Don’t get emotionally invested
Another golden rule of an investment property is to never get too attached. “Investment properties are not your home,” Belz says. “If you get too emotionally attached to a property, you might not look at the numbers correctly. The numbers have to make sense—and if they don’t, you have to be willing to walk away.”
Your return is also dependent on the market climate—although thanks to remote work, many markets that thrived in the high season are now popular year-round. South Florida, usually popular in the winter, is now a year-round destination for those seeking to escape cities, Belz and Nancy say. Gore says that the length of time people spend at mountain town rentals have also been increasing year after year.
“While demand is still high, rising mortgage rates and low inventory may impact buyers’ ability to purchase as quickly as they did during the pandemic,” White says. “In the U.S., demand for second homes showed signs of cooling during the spring of 2021, as some offices began reopening, and mortgage-lending rules for vacation properties were initially tightened. Yet even as the number of transactions declined in some markets, price appreciation remained strong due to low inventory.”
Despite the desire to get people in your home immediately, be wary: Some of the biggest lessons Nancy has learned over the years are to incur high security deposits, high pet deposits—and above all, good background checks. Screening tenants thoroughly can save you money and time, even if they look like the most well-to-do individuals on paper.
“Pets can absolutely trash a place, and it’s been unbelievable what we’ve had to deal with,” she says. However, building trust with clients might help alleviate some of the work on the owners’ ends.
General maintenance should cost about 3% to 5% of rental income.
“We find renters that are reliable and trustworthy, and we might even offer them a discount in rent in order for them to help lightly manage the home,” she says, adding that all of her tenants are long-term renters who stay for a year on average. “Of course, we get the more desperate calls if there is something going on, but a lot of them are happy to do their own lawn care.”

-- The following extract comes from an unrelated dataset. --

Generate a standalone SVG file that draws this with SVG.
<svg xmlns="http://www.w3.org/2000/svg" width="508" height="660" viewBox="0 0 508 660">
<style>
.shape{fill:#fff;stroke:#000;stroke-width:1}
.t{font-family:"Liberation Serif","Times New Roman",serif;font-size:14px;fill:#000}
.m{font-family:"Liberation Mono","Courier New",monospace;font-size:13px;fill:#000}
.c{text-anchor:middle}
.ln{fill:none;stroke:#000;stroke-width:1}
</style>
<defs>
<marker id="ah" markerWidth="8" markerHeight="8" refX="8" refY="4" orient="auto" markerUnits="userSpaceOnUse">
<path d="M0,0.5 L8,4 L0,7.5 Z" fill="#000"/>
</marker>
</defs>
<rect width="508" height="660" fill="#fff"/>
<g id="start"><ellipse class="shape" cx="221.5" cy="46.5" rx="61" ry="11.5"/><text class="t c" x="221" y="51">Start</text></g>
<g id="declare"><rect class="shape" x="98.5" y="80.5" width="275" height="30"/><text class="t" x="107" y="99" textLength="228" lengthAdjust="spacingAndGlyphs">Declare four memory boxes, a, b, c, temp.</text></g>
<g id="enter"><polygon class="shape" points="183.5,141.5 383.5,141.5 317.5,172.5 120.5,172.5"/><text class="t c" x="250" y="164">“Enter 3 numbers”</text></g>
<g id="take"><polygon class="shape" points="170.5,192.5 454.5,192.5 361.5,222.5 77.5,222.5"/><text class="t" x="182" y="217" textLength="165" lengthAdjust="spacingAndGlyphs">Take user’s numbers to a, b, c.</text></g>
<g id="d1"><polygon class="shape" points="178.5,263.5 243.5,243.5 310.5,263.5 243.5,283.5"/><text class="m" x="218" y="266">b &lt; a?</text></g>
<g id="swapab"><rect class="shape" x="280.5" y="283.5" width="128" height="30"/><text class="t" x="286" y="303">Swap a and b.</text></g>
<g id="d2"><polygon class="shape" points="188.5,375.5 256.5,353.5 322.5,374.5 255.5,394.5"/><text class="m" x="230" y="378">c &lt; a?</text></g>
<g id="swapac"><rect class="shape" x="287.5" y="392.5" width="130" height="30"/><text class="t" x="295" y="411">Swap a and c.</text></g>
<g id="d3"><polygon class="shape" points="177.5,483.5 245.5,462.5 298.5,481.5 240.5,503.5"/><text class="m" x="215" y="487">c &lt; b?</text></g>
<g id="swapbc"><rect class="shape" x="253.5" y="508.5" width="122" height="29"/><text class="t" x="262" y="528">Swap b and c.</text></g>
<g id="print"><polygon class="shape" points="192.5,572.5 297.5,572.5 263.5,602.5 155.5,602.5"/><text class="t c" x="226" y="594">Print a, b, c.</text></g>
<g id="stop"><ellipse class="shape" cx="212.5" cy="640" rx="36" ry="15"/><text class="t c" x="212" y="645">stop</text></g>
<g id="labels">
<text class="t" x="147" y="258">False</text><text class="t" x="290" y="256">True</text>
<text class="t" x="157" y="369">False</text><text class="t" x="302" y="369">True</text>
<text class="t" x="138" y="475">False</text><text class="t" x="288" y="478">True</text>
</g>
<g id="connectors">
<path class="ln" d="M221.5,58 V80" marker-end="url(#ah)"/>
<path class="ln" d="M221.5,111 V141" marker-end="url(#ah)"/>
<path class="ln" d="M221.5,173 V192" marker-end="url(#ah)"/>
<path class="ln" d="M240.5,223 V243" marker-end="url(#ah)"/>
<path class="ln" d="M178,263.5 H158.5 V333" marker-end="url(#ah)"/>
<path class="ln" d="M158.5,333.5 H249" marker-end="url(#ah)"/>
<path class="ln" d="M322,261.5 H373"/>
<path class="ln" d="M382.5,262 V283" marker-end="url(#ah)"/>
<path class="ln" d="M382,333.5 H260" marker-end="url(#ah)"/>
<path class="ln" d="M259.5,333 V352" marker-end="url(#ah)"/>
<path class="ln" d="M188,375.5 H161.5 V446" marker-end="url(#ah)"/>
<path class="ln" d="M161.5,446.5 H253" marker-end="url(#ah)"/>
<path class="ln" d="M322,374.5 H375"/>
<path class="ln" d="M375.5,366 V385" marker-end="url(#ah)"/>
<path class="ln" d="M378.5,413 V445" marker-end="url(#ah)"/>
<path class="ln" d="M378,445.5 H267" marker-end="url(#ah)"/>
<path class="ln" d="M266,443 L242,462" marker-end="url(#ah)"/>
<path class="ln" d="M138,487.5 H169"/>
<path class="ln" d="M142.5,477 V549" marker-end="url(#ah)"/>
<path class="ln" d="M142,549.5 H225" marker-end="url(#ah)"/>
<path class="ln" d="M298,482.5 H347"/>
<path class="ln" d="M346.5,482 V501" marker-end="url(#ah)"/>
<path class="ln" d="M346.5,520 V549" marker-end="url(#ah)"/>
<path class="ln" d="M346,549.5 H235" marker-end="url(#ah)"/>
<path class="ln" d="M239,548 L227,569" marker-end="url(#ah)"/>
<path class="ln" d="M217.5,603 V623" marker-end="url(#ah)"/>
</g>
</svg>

Nancy says that general maintenance, which might include a thorough cleaning, pest control, and new paint, should cost about 3% to 5% of rental income.
“One of the biggest challenges that we make sure owners are aware of is that over time there is wear and tear,” says Kevin Graham, COO of East West Hospitality. “We want to make sure that they are informed as to when they would likely need to have the residence repainted and have carpets and major appliances replaced. That way they can have in mind at the very least a mental reserve, if not a financial reserve, to cover those items.”
Properly caring for any property requires keeping up with landscaping; ensuring mechanical systems, electric, and plumbing are in good operations; preserving structural items, like roofing, sidewalks, driveways; pest management; and maintaining a comfortable and clean interior environment.
The bottom line
While rental property investments can be beneficial in the long run, keep in mind that their profitability is dependent on several external factors including housing market demand and supply, which are always fluctuating. That said, it’s important to be able to let go of a property too, as soon as it stops growing in value. That’s what smart investing is all about.